Am 02.02.2012 12:32, schrieb Richard Cyganiak:
> Congrats, this is awesome.

Thanks Richard, we are happy you like it ;-)

> So you're automatically harvesting 200+ datasets by starting with the LOD Cloud metadata we're collecting on the Data Hub (ex CKAN), leading to a total of almost 2B triples.

Exactly.

> Also fascinating is the list of 250 datasets that couldn't be automatically harvested due to SPARQL errors or errors in the RDF dumps:
> http://stats.lod2.eu/rdfdoc/?errors=1
> This is an excellent interoperability testbed and should be closely studied by anyone who's interested in the state of actual interoperability on the web of linked data (hence a CC to the Pedantic Web Group).

Yes, having an interoperability testbed and a timely view on the current
state was one of the primary reasons for developing LODStats. Some
problems might, however, also be related to incorrect CKAN metadata or
some glitches in LODStats itself - we will try to iron them out as much
as possible in the next weeks.

> One request: on http://stats.lod2.eu/stats it shows top 5 lists of various sorts (top vocabularies, classes, languages etc). Would it be possible to allow drill-down to see longer lists, let's say top 100 or top 1000? These lists are great, but the really interesting stuff often happens in the midfield.

Indeed, thats a great suggestion and will be implemented soon.

> I see VoID summaries for each individual dataset.

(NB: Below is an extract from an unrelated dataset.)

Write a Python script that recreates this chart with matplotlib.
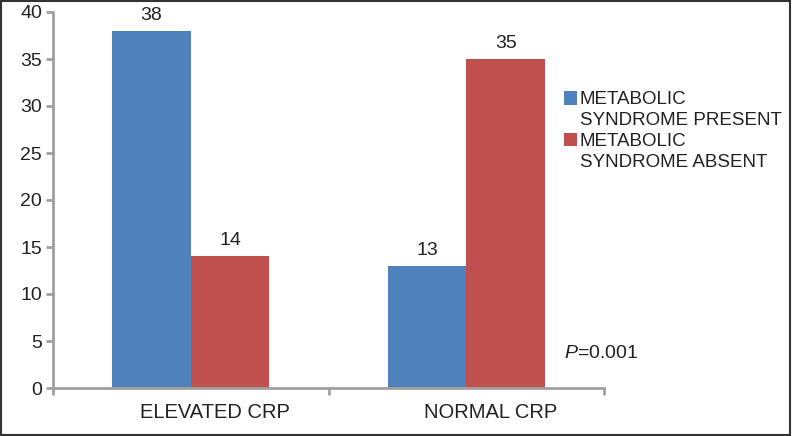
import matplotlib
matplotlib.use("Agg")
import matplotlib.pyplot as plt
import matplotlib.transforms as mtransforms
from matplotlib.patches import Rectangle
from matplotlib.container import BarContainer
from matplotlib.legend_handler import HandlerPatch, update_from_first_child
import numpy as np

plt.rcParams['font.family'] = ['Liberation Sans', 'DejaVu Sans']
plt.rcParams['mathtext.fontset'] = 'custom'
plt.rcParams['mathtext.rm'] = 'Liberation Sans'
plt.rcParams['mathtext.it'] = 'Liberation Sans:italic'

categories = ["ELEVATED CRP", "NORMAL CRP"]
series_names = ["METABOLIC\nSYNDROME PRESENT", "METABOLIC\nSYNDROME ABSENT"]
present = [38, 13]
absent = [14, 35]
colors = ["#4F81BD", "#C0504D"]
y_ticks = [0, 5, 10, 15, 20, 25, 30, 35, 40]
p_text = r"$\mathit{P}$=0.001"

fig = plt.figure(figsize=(7.92, 4.36), dpi=100)
ax = fig.add_axes([53/792, 1-388/436, (604-53)/792, (388-12)/436])

x = np.arange(len(categories))
w = 1/3.5
b1 = ax.bar(x - w/2, present, w, color=colors[0], label=series_names[0])
b2 = ax.bar(x + w/2, absent, w, color=colors[1], label=series_names[1])
for bars in (b1, b2):
    ax.bar_label(bars, padding=5, fontsize=14, color="#222222")

ax.set_xlim(-0.5, 1.5)
ax.set_ylim(0, 40)
ax.set_yticks(y_ticks)
ax.tick_params(axis='y', labelsize=14, length=5, width=2, color="#a0a0a0", labelcolor="#222222", pad=3)
ax.set_xticks(x)
ax.set_xticklabels(categories)
ax.tick_params(axis='x', which='major', length=0, labelsize=14.5, labelcolor="#222222", pad=11)
ax.set_xticks([-0.5, 0.5, 1.5], minor=True)
ax.tick_params(axis='x', which='minor', length=5, width=2, color="#a0a0a0")
offset = mtransforms.ScaledTranslation(0.24, 0, fig.dpi_scale_trans)
for lbl in ax.get_xticklabels():
    lbl.set_transform(lbl.get_transform() + offset)

for s in ("top", "right"):
    ax.spines[s].set_visible(False)
for s in ("left", "bottom"):
    ax.spines[s].set_color("#a0a0a0")
    ax.spines[s].set_linewidth(2)


def top_square(legend, orig_handle, xdescent, ydescent, width, height, fontsize):
    side = min(width, height)
    return Rectangle((-xdescent, -ydescent + 9), side, side)


leg = fig.legend(loc="upper left", bbox_to_anchor=(556/792, 1-84/436), frameon=False,
                 fontsize=13.5, handlelength=0.72, handleheight=0.72, handletextpad=0.15,
                 labelspacing=0.2, borderaxespad=0,
                 handler_map={BarContainer: HandlerPatch(patch_func=top_square,
                                                         update_func=update_from_first_child)})
for t in leg.get_texts():
    t.set_color("#222222")
    t.set_linespacing(1.3)

fig.text(564/792, 1-353/436, p_text, fontsize=14, va="center", ha="left", color="#222222")

fig.patches.append(Rectangle((1/792, 1/436), 789/792, 434/436, transform=fig.transFigure,
                             fill=False, edgecolor="#333333", linewidth=1.5))

fig.savefig("out.png", dpi=100)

Are they aggregated somewhere into a single file that I could SPARQL?

Not yet, but that's planned. For now it should be relatively easy to
crawl and concat the VoID files, but we will make it more convenient ;-)

> Also, how do I cite your work in publications? Is there a paper (or at least tech report) yet?

We submitted a paper, which you can cite:

Jan Demter, Sören Auer, Michael Martin, Jens Lehmann: LODStats – An
Extensible Framework for High-performance Dataset Analytics, submitted
to ESWC2012

http://svn.aksw.org/papers/2011/RDFStats/public.pdf

Best,

Sören

Received on Thursday, 2 February 2012 12:18:44 UTC